"I can't say we weren't hopeful," says Helen Hadjiyannakis Bender, a Fordham Law School professor and former archdiocesan treasurer. "He did seem spiritual and humble and frugal."
Spyridon is not, however, a squishy, folksingers-at-the-altar baby-boomer cleric. Most of his experience has been in Italy, Greece, and Turkey, with their rigid hierarchies. He's spoken out harshly about the so-called Protestantization of the American church, meaning its tendency to let congregants run their churches.

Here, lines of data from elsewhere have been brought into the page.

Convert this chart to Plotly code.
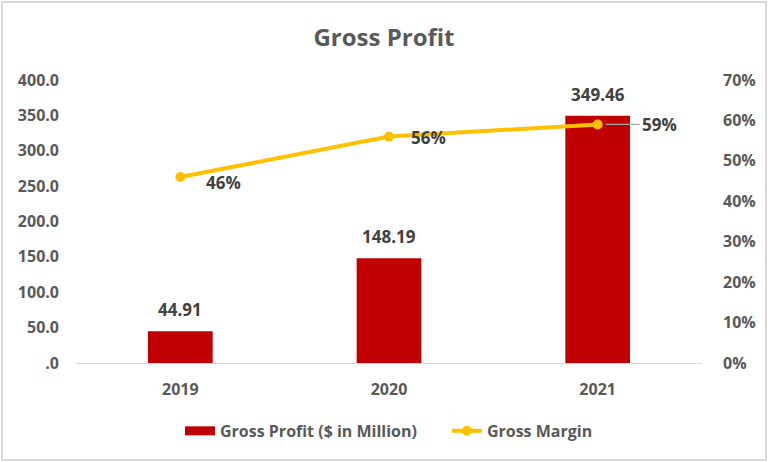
import plotly.graph_objects as go

years = ["2019", "2020", "2021"]
gross_profit = [44.91, 148.19, 349.46]
gross_margin = [0.46, 0.56, 0.59]
profit_labels = ["44.91", "148.19", "349.46"]
margin_labels = ["46%", "56%", "59%"]
left_tickvals = [0, 50, 100, 150, 200, 250, 300, 350, 400]
left_ticktext = [".0", "50.0", "100.0", "150.0", "200.0", "250.0", "300.0", "350.0", "400.0"]
right_tickvals = [0, 0.1, 0.2, 0.3, 0.4, 0.5, 0.6, 0.7]
right_ticktext = ["0%", "10%", "20%", "30%", "40%", "50%", "60%", "70%"]

FONT = "Open Sans"
GRAY = "#595959"
DARK = "#404040"
RED = "#C00000"
GOLD = "#FFC000"
NB = "\u00a0"

fig = go.Figure()
fig.add_trace(go.Bar(
    x=years, y=gross_profit, name="Gross Profit ($ in Million)",
    marker=dict(color=RED, line=dict(width=0)),
    showlegend=False,
))
# legend entry with a wide red block like the reference
fig.add_trace(go.Scatter(
    x=[None], y=[None], name="Gross Profit ($ in Million)" + NB * 6, mode="lines",
    line=dict(color=RED, width=9), showlegend=True,
))
fig.add_trace(go.Scatter(
    x=years, y=gross_margin, name="Gross Margin", yaxis="y2",
    mode="lines+markers",
    line=dict(color=GOLD, width=4),
    marker=dict(color=GOLD, size=10),
))

# bar value labels
for i, (v, lab) in enumerate(zip(gross_profit, profit_labels)):
    fig.add_annotation(x=i, y=v, xref="x", yref="y", text=lab, showarrow=False,
                       yanchor="bottom", yshift=8,
                       font=dict(family=FONT, size=17, color=DARK, weight="bold"))

# margin labels
shifts = [(24, -5), (20, -1)]
for i, (m, lab) in enumerate(zip(gross_margin, margin_labels)):
    if i == len(gross_margin) - 1:
        fig.add_annotation(x=i, y=m, xref="x", yref="y2", text=lab, showarrow=True,
                           arrowhead=0, arrowcolor="#A6A6A6", arrowwidth=1.2,
                           ax=42, ay=0, xanchor="left", standoff=8,
                           font=dict(family=FONT, size=17, color=DARK, weight="bold"))
    else:
        fig.add_annotation(x=i, y=m, xref="x", yref="y2", text=lab, showarrow=False,
                           xanchor="left", xshift=shifts[i][0], yshift=shifts[i][1],
                           font=dict(family=FONT, size=17, color=DARK, weight="bold"))

# outer border
fig.add_shape(type="rect", xref="paper", yref="paper",
              x0=-0.1182, x1=1.1022, y0=-0.3428, y1=1.2756,
              line=dict(color="#D9D9D9", width=2), layer="below")

fig.update_layout(
    width=768, height=462,
    margin=dict(l=76, r=66, t=80, b=99),
    paper_bgcolor="white", plot_bgcolor="white",
    title=dict(text="Gross Profit", x=0.5, xanchor="center", y=0.918, yanchor="middle",
               font=dict(family=FONT, size=24, color=GRAY, weight="bold")),
    font=dict(family=FONT, color=GRAY),
    bargap=0.69,
    xaxis=dict(type="category", categoryorder="array", categoryarray=years,
               range=[-0.5, 2.5], autorange=False,
               showgrid=False, showline=True, linecolor="#D9D9D9", linewidth=1,
               tickfont=dict(family=FONT, size=16, color=GRAY, weight="bold"),
               ticks="", ticklabelstandoff=12),
    yaxis=dict(range=[0, 400], autorange=False, tickvals=left_tickvals, ticktext=left_ticktext,
               showgrid=False, zeroline=False, showline=False, ticks="",
               ticklabelstandoff=16,
               tickfont=dict(family=FONT, size=16, color=GRAY, weight="bold")),
    yaxis2=dict(range=[0, 0.7], autorange=False, tickvals=right_tickvals, ticktext=right_ticktext,
                overlaying="y", side="right", showgrid=False, zeroline=False,
                showline=False, ticks="", ticklabelstandoff=20,
                tickfont=dict(family=FONT, size=16, color=GRAY, weight="bold")),
    legend=dict(orientation="h", x=0.5, xanchor="center", y=-0.24, yanchor="middle",
                font=dict(family=FONT, size=16, color=GRAY, weight="bold"),
                traceorder="normal"),
    showlegend=True,
)

fig.write_html("out.html", config={"displayModeBar": False},
               post_script="document.body.style.margin='0';document.body.style.padding='0';")
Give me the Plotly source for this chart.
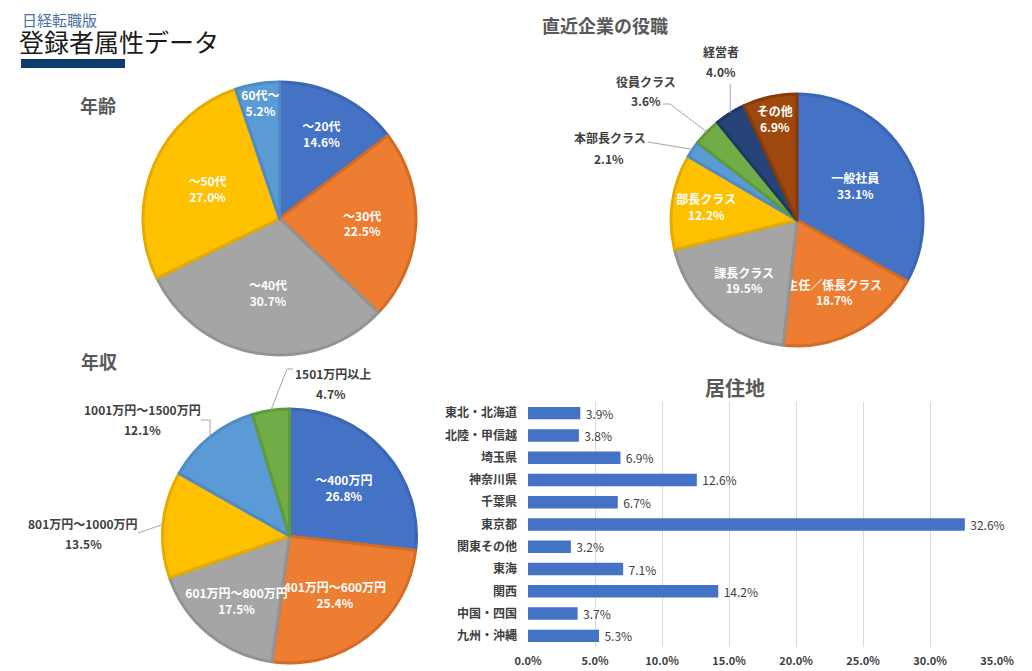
import math
import plotly.graph_objects as go

W, H = 1032, 671          # browser window
OX, OY = 8, 8             # page body margin in which the figure sits
FW, FH = W - OX, H - OY   # figure size so that it fills the window exactly

# ---------------- data ----------------
age_labels = ["～20代", "～30代", "～40代", "～50代", "60代～"]
age_values = [14.6, 22.5, 30.7, 27.0, 5.2]

pos_labels = ["一般社員", "主任／係長クラス", "課長クラス", "部長クラス",
              "本部長クラス", "役員クラス", "経営者", "その他"]
pos_values = [33.1, 18.7, 19.5, 12.2, 2.1, 3.6, 4.0, 6.9]

inc_labels = ["～400万円", "401万円～600万円", "601万円～800万円", "801万円～1000万円",
              "1001万円～1500万円", "1501万円以上"]
inc_values = [26.8, 25.4, 17.5, 13.5, 12.1, 4.7]

reg_labels = ["東北・北海道", "北陸・甲信越", "埼玉県", "神奈川県", "千葉県", "東京都",
              "関東その他", "東海", "関西", "中国・四国", "九州・沖縄"]
reg_values = [3.9, 3.8, 6.9, 12.6, 6.7, 32.6, 3.2, 7.1, 14.2, 3.7, 5.3]
x_tick_vals = [0, 5, 10, 15, 20, 25, 30, 35]

# ---------------- style ----------------
FONT = "Noto Sans CJK JP"
TXT = "#404040"
TITLE = "#595959"
fill = {"blue": "#4472C4", "orange": "#ED7D31", "gray": "#A5A5A5", "gold": "#FFC000",
        "lblue": "#5B9BD5", "green": "#70AD47", "navy": "#264478", "brown": "#9E480E"}
edge = {"blue": "#3B66B5", "orange": "#D46C26", "gray": "#939393", "gold": "#E5AC00",
        "lblue": "#4F8BC4", "green": "#5F9A3B", "navy": "#1D3963", "brown": "#853B0A"}

age_cols = ["blue", "orange", "gray", "gold", "lblue"]
pos_cols = ["blue", "orange", "gray", "gold", "lblue", "green", "navy", "brown"]
inc_cols = ["blue", "orange", "gray", "gold", "lblue", "green"]


def px2paper(x, y):
    return (x - OX) / FW, 1 - (y - OY) / FH


def dom(x0, x1, y0, y1):
    a, b = px2paper(x0, y1)
    c, d = px2paper(x1, y0)
    return dict(x=[a, c], y=[b, d])


pie1_box = (143, 416, 82, 355)
pie2_box = (671, 923, 94, 346)
pie3_box = (162, 417, 409, 663)


def make_pie(labels, values, cols, box, outside_idx):
    texts = []
    for i, (l, v) in enumerate(zip(labels, values)):
        texts.append("" if i in outside_idx else f"<b>{l}<br>{v:.1f}%</b>")
    return go.Pie(
        labels=labels, values=values, sort=False, direction="clockwise", rotation=0,
        domain=dom(*box),
        marker=dict(colors=[fill[c] for c in cols],
                    line=dict(color=[edge[c] for c in cols], width=3)),
        text=texts, textinfo="text", textposition="inside",
        insidetextorientation="horizontal",
        insidetextfont=dict(family=FONT, size=12, color="white"),
        showlegend=False, hoverinfo="label+value",
    )


def edge_point(values, idx, box):
    cx = (box[0] + box[1]) / 2
    cy = (box[2] + box[3]) / 2
    r = min(box[1] - box[0], box[3] - box[2]) / 2
    total = sum(values)
    mid = (sum(values[:idx]) + values[idx] / 2) / total * 2 * math.pi
    return cx + r * math.sin(mid), cy - r * math.cos(mid)


fig = go.Figure()
fig.add_trace(make_pie(age_labels, age_values, age_cols, pie1_box, []))
fig.add_trace(make_pie(pos_labels, pos_values, pos_cols, pie2_box, [4, 5, 6]))
fig.add_trace(make_pie(inc_labels, inc_values, inc_cols, pie3_box, [3, 4, 5]))

# bar chart
fig.add_trace(go.Bar(
    x=reg_values, y=reg_labels, orientation="h",
    marker=dict(color="#4472C4", line=dict(width=0)),
    width=0.56,
    text=[f"\u2009{v:.1f}%" for v in reg_values], textposition="outside",
    textfont=dict(family=FONT, size=12, color=TXT),
    cliponaxis=False, showlegend=False, hoverinfo="x+y",
))

annotations = []
shapes = []


def add_text(text, x, y, size, color=TXT, bold=True, family=FONT, xanchor="center"):
    xp, yp = px2paper(x, y)
    annotations.append(dict(
        text=f"<b>{text}</b>" if bold else text, x=xp, y=yp, xref="paper", yref="paper",
        xanchor=xanchor, yanchor="middle", showarrow=False,
        font=dict(family=family, size=size, color=color)))


def add_leader(points):
    path = "M " + " L ".join(f"{px2paper(x, y)[0]:.5f},{px2paper(x, y)[1]:.5f}" for x, y in points)
    shapes.append(dict(type="path", path=path, xref="paper", yref="paper",
                       line=dict(color="#A6A6A6", width=1)))


# headings
add_text("日経転職版", 20, 19, 15, color="#4A6FA3", bold=False, xanchor="left")
add_text("登録者属性データ", 17, 41, 25, color="#1A1A1A", bold=False, xanchor="left")
x0, y0 = px2paper(21, 59)
x1, y1 = px2paper(125, 68)
shapes.append(dict(type="rect", xref="paper", yref="paper", x0=x0, y0=y0, x1=x1, y1=y1,
                   fillcolor="#0E3C6C", line=dict(width=0)))

add_text("年齢", 98, 105, 18, color=TITLE)
add_text("年収", 99, 361, 18, color=TITLE)
add_text("直近企業の役職", 605, 25, 18, color=TITLE)
add_text("居住地", 735, 387, 20, color=TITLE)

# outside pie labels (役職)
ex, ey = edge_point(pos_values, 6, pie2_box)
add_text(pos_labels[6], 721, 52, 12)
add_text(f"{pos_values[6]:.1f}%", 721, 72, 12)
add_leader([(ex, 84), (ex, ey)])

ex, ey = edge_point(pos_values, 5, pie2_box)
add_text(pos_labels[5], 646, 81, 12)
add_text(f"{pos_values[5]:.1f}%", 646, 101, 12)
add_leader([(663, 104), (670, 104), (ex, ey)])

ex, ey = edge_point(pos_values, 4, pie2_box)
add_text(pos_labels[4], 610, 138, 12)
add_text(f"{pos_values[4]:.1f}%", 609, 159, 12)
add_leader([(648, 142), (ex, ey)])

# outside pie labels (年収)
ex, ey = edge_point(inc_values, 5, pie3_box)
add_text(inc_labels[5], 333, 373, 12)
add_text(f"{inc_values[5]:.1f}%", 331, 393, 12)
add_leader([(293, 369), (287, 369), (ex, ey)])

ex, ey = edge_point(inc_values, 4, pie3_box)
add_text(inc_labels[4], 142, 409, 12)
add_text(f"{inc_values[4]:.1f}%", 142, 429, 12)
add_leader([(201, 420), (ex, 420), (ex, ey)])

ex, ey = edge_point(inc_values, 3, pie3_box)
add_text(inc_labels[3], 83, 523, 12)
add_text(f"{inc_values[3]:.1f}%", 83, 543, 12)
add_leader([(138, 533), (ex, ey)])

bar_dom = dom(528, 997, 402, 647)
fig.update_layout(
    width=FW, height=FH, margin=dict(l=0, r=0, t=0, b=0, pad=0, autoexpand=False),
    paper_bgcolor="white", plot_bgcolor="white",
    font=dict(family=FONT, color=TXT),
    annotations=annotations, shapes=shapes,
    uniformtext=dict(minsize=12, mode="show"),
    xaxis=dict(domain=bar_dom["x"], range=[0, 35], tickvals=x_tick_vals,
               ticktext=[f"{v:.1f}%" for v in x_tick_vals],
               showgrid=True, gridcolor="#D9D9D9", gridwidth=1, zeroline=False,
               showline=False, ticks="", ticklabelstandoff=6, automargin=False,
               tickfont=dict(family=FONT, size=11, color=TXT, weight="bold"),
               fixedrange=True),
    yaxis=dict(domain=bar_dom["y"], autorange="reversed", type="category",
               showgrid=False, zeroline=False, showline=False, ticks="",
               ticklabelstandoff=10, automargin=False,
               tickfont=dict(family=FONT, size=12, color=TXT, weight="bold"),
               fixedrange=True),
    bargap=0.44,
)

fig.write_html("out.html")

The prospect of a stringently Orthodox church (Orthos dóxa, in classical Greek, means something like "correct belief"), in the old-world sense Spyridon is said to advocate, doesn't sit well with many American worshippers. The on-and-off movement to change the service entirely into English -- at the cathedral, the liturgy is part Greek, part English -- would be squelched. Requiring non-Orthodox spouses to convert would risk driving younger people away, since about 90 percent of Greek-Americans marry outside the faith.
Taken to extremes, the drive to strict, fundamentalist orthodoxy could, some Americans worry, mean reinventing the church as a Christian equivalent of the Hasidim, alienating casual worshippers and cultural Greeks. In fact, Father Mark Arey, Spyridon's communications director, implies as much: "Separatism isn't necessarily a bad thing. You know, sometimes those little old ladies in the back of the church have far more faith than a lot of people with wealth and power."
Since his enthronement, Spyridon has held a hard line on theological issues. While Orthodox priests may marry before they're ordained, only celibate priests may hold higher offices, and Spyridon has chosen celibate priests over married ones for almost all his administrative appointments, presumably espousing the view that they are more committed to their calling. He also (just briefly) contemplated requiring priests to wear the traditional long beards and tall black hats one sees in Greece.
In America, the celibacy rule limits the talent pool sharply. "We graduated about 30 men a year," says Tom Lelon, a former president of Holy Cross, the Orthodox seminary in Massachusetts. "Probably about 25 of those would be ordained as priests. Out of that number, there would be maybe three." And, Lelon adds, many parishioners have an easier time talking with noncelibate priests. "A priest with a wife and children sometimes has a greater understanding of the problems of a family."
More than a few churchgoers seem to think Spyridon is out of touch as well as out of step. After the recent Christmas Eve service at the cathedral, for example, parishioners commented on the unusual length of the service, and the fact that the bishop's chair, which is traditionally positioned at the side of Greek Orthodox churches, had been parked front and center -- facing the altar. One wonders what impelled the archbishop, amid a storm of protest about what is perceived to be imperious behavior, to conduct a major holiday service with his back to the congregation.
Within months of Spyridon's enthronement in 1996, the Phanar gave each American bishop an additional title, metropolitan of a diocese in Asia Minor. (A metropolitan ranks above bishop but below archbishop.) Bishop Maximos of Pittsburgh, for instance, became the metropolitan of Ainos, a section of Thrace that hasn't had an Orthodox community for nearly a century. The bishops' new titles don't carry real responsibilities, but they make them report not to Spyridon but to the Phanar. Spyridon also removed the bishops from the executive committee of the archdiocesan council, the church's main lay-and-clergy governing body -- and one whose remaining executives are named solely by Spyridon.
"How can you exclude the members of the highest administrative body from administering the archdiocese?" says Metropolitan Maximos, one of the displaced officials. "Spyridon did it to get back at us -- just revenge against the bishops. He felt that the bishops, being on the executive committee, had the power to say no to the archbishop. He confided to us, 'I'll fix you. You don't want to work with me, I won't work with you.' It's exactly in the archbishop's character. He doesn't care about fairness. He just wants his way."